Help Them Find Replacement Activities
What’s going to take the place of the gaming? If your teen is spending hours each day gaming, when you limit that time, what’s going to fill the place of that time? Depending on the age of your teen, it will ultimately be their responsibility to find a meaningful use of their time. But even older teens need help to find constructive uses of their time. In many cases they resorted to video games because they couldn’t find other non-screen ways to use their time for entertainment, stress relief and socializing. Yes, this is more work for you the parent. That’s why its important to think this through before you do it. Some options might include,
- exercising together with your teen
- a part time job
- volunteer or service work
- joining a club or sport or other team
- starting a hobby (especially for boys – something they can manipulate with their hands taps into their brains natural kinesthetic learning style)
When possible try to find ways to do some of these together with your teen. Your teen will most definitely prefer to play video games at first. Communicate to them that you understand that this is a difficult adjustment for them, but that you intend to stick with it. Convey positivity and show interest in the replacement activities.
Start with School Nights
If you’ve had no restrictions on gaming or if you feel you need to be more strict, not allowing gaming on school nights is a doable and helpful rule. If you’re looking for permission to not allow your teen to game on school nights, look no further. You have it. This is perfectly reasonable. Be aware though, that many teens will binge game on the weekends to make up for a week of fasting. Rules around gaming should be followed on weekends as well. Some find that having a rule that says “no more than two hours at a time, and then you have to do something ‘off screen’ for a half hour to an hour an acceptable rule.
Establish and Follow Through on Consequences
Whatever your rules for gaming are, make sure you establish consequences for breaking the rules and then follow through on those consequences. If your teen does not follow the rule, there needs to be a reasonable and relevant consequence.Taking their phone away because they stayed up too late gaming is not a relevant consequence. Banning gaming for a month the first time they break their gaming curfew is not an reasonable consequence. Not allowing your teen to game for one or two days is an example of a relevant and reasonable consequence.

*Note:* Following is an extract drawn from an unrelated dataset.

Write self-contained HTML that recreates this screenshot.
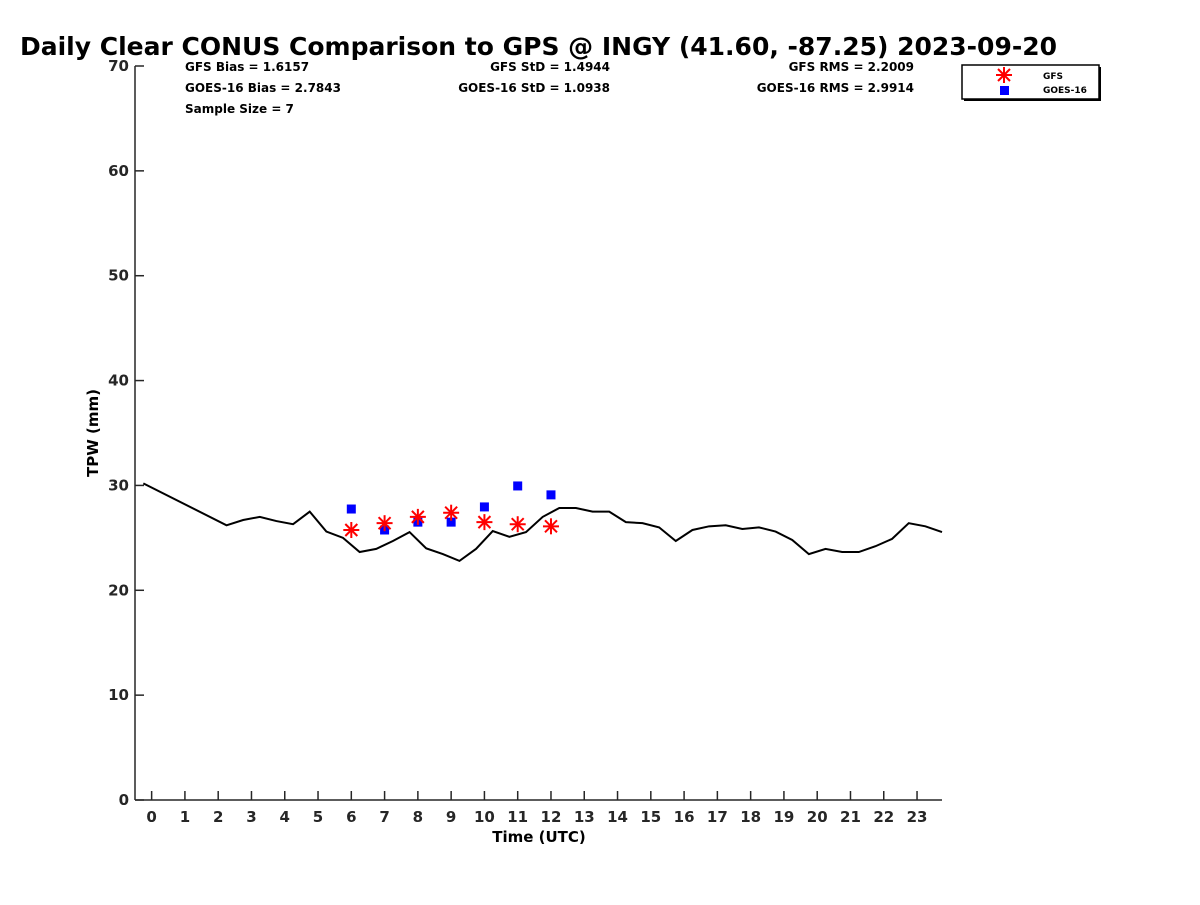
<!DOCTYPE html>
<html><head><meta charset="utf-8"><style>
body{margin:0;background:#fff;}
svg text{font-family:"DejaVu Sans","Liberation Sans",sans-serif;font-weight:bold;}
</style></head><body>
<svg id="chart" width="1200" height="900" xmlns="http://www.w3.org/2000/svg">
<text x="20" y="55" font-size="25" textLength="1037" lengthAdjust="spacingAndGlyphs">Daily Clear CONUS Comparison to GPS @ INGY (41.60, -87.25) 2023-09-20</text>
<g font-size="12">
<text x="185" y="71">GFS Bias = 1.6157</text>
<text x="185" y="92">GOES-16 Bias = 2.7843</text>
<text x="185" y="113">Sample Size = 7</text>
<text x="610" y="71" text-anchor="end">GFS StD = 1.4944</text>
<text x="610" y="92" text-anchor="end">GOES-16 StD = 1.0938</text>
<text x="914" y="71" text-anchor="end">GFS RMS = 2.2009</text>
<text x="914" y="92" text-anchor="end">GOES-16 RMS = 2.9914</text>
</g>
<g id="axes"></g>
<g id="marks"></g>
<text x="539" y="842" font-size="15" text-anchor="middle">Time (UTC)</text>
<text transform="translate(98,433) rotate(-90)" font-size="15" text-anchor="middle">TPW (mm)</text>
<g>
<rect x="964" y="67" width="137" height="34" fill="#000"/>
<rect x="962" y="65" width="137" height="34" fill="#fff" stroke="#000" stroke-width="1.5"/>
<g stroke="#f00" stroke-width="2"><line x1="996" y1="75" x2="1012" y2="75"/><line x1="1004" y1="67" x2="1004" y2="83"/><line x1="998" y1="69" x2="1010" y2="81"/><line x1="998" y1="81" x2="1010" y2="69"/></g>
<rect x="1000" y="86" width="9" height="9" fill="#00f"/>
<text x="1043" y="79" font-size="9">GFS</text>
<text x="1043" y="93" font-size="9">GOES-16</text>
</g>
</svg>
<script>
const gpsTimes=[-0.25,2.25,2.75,3.25,3.75,4.25,4.75,5.25,5.75,6.25,6.75,7.25,7.75,8.25,8.75,9.25,9.75,10.25,10.75,11.25,11.75,12.25,12.75,13.25,13.75,14.25,14.75,15.25,15.75,16.25,16.75,17.25,17.75,18.25,18.75,19.25,19.75,20.25,20.75,21.25,21.75,22.25,22.75,23.25,23.75];
const gpsValues=[30.2,26.2,26.7,27.0,26.6,26.3,27.5,25.6,25.0,23.65,23.95,24.7,25.55,24.0,23.45,22.8,23.95,25.65,25.1,25.55,27.0,27.85,27.85,27.5,27.5,26.5,26.4,26.0,24.7,25.75,26.1,26.2,25.85,26.0,25.6,24.8,23.45,23.95,23.65,23.65,24.2,24.9,26.4,26.1,25.55];
const satTimes=[6,7,8,9,10,11,12];
const gfsValues=[25.75,26.4,27.0,27.4,26.5,26.3,26.1];
const goesValues=[27.75,25.75,26.5,26.5,27.95,29.95,29.1];
const xTicks=[0,1,2,3,4,5,6,7,8,9,10,11,12,13,14,15,16,17,18,19,20,21,22,23];
const yTicks=[0,10,20,30,40,50,60,70];
const X0=135,X1=942,Y0=800,Y1=66,xMin=-0.5,xMax=23.75,yMin=0,yMax=70;
const xs=v=>X0+(v-xMin)/(xMax-xMin)*(X1-X0);
const ys=v=>Y0-(v-yMin)/(yMax-yMin)*(Y0-Y1);
const NS="http://www.w3.org/2000/svg";
function mk(tag,attrs,parent){const e=document.createElementNS(NS,tag);for(const k in attrs)e.setAttribute(k,attrs[k]);parent.appendChild(e);return e;}
const ax=document.getElementById('axes'),mg=document.getElementById('marks');
const xa=mk('line',{x1:X0,y1:Y0,x2:X1,y2:Y0,stroke:'#262626','stroke-width':1.5},ax);


const ya=mk('line',{x1:X0,y1:Y0,x2:X0,y2:Y1,stroke:'#262626','stroke-width':1.5},ax);


xTicks.forEach(t=>{const x=xs(t);
const tk=mk('line',{x1:x,y1:Y0,x2:x,y2:Y0-9,stroke:'#262626','stroke-width':1.5},ax);


const lb=mk('text',{x:x,y:Y0+22,'font-size':15,'text-anchor':'middle',fill:'#262626'},ax);lb.textContent=t;

});
yTicks.forEach(t=>{const y=ys(t);
const tk=mk('line',{x1:X0,y1:y,x2:X0+9,y2:y,stroke:'#262626','stroke-width':1.5},ax);


const lb=mk('text',{x:X0-6,y:y+5,'font-size':15,'text-anchor':'end',fill:'#262626'},ax);lb.textContent=t;

});
const pl=mk('polyline',{points:gpsTimes.map((t,i)=>xs(t)+','+ys(gpsValues[i])).join(' '),fill:'none',stroke:'#000','stroke-width':2},mg);


satTimes.forEach((t,i)=>{const x=xs(t),y=ys(goesValues[i]);
const r=mk('rect',{x:x-4.5,y:y-4.5,width:9,height:9,fill:'#00f'},mg);

});
satTimes.forEach((t,i)=>{const x=xs(t),y=ys(gfsValues[i]);
const g=mk('g',{stroke:'#f00','stroke-width':2},mg);


mk('line',{x1:x-8,y1:y,x2:x+8,y2:y},g);mk('line',{x1:x,y1:y-8,x2:x,y2:y+8},g);
mk('line',{x1:x-6,y1:y-6,x2:x+6,y2:y+6},g);mk('line',{x1:x-6,y1:y+6,x2:x+6,y2:y-6},g);});
</script>
</body></html>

Defiance and Obsessive Gaming are Two Separate Issues
If your teen goes ballistic because you’ve set rules around gaming they don’t like, don’t panic. That’s normal and to be expected. They’re a teenager. Extreme emotionality is to be expected. If the anger iis prolonged,or they become belligerent, or sulk for more than a day or two, there could be an underlying problem and you may benefit from seeking the assistance of a counselor or other mentor for your teen. If your teen gets violent when removing games or setting restrictions around the games, there’s a serious problem indicating they need help detoxing and with managing strong emotions.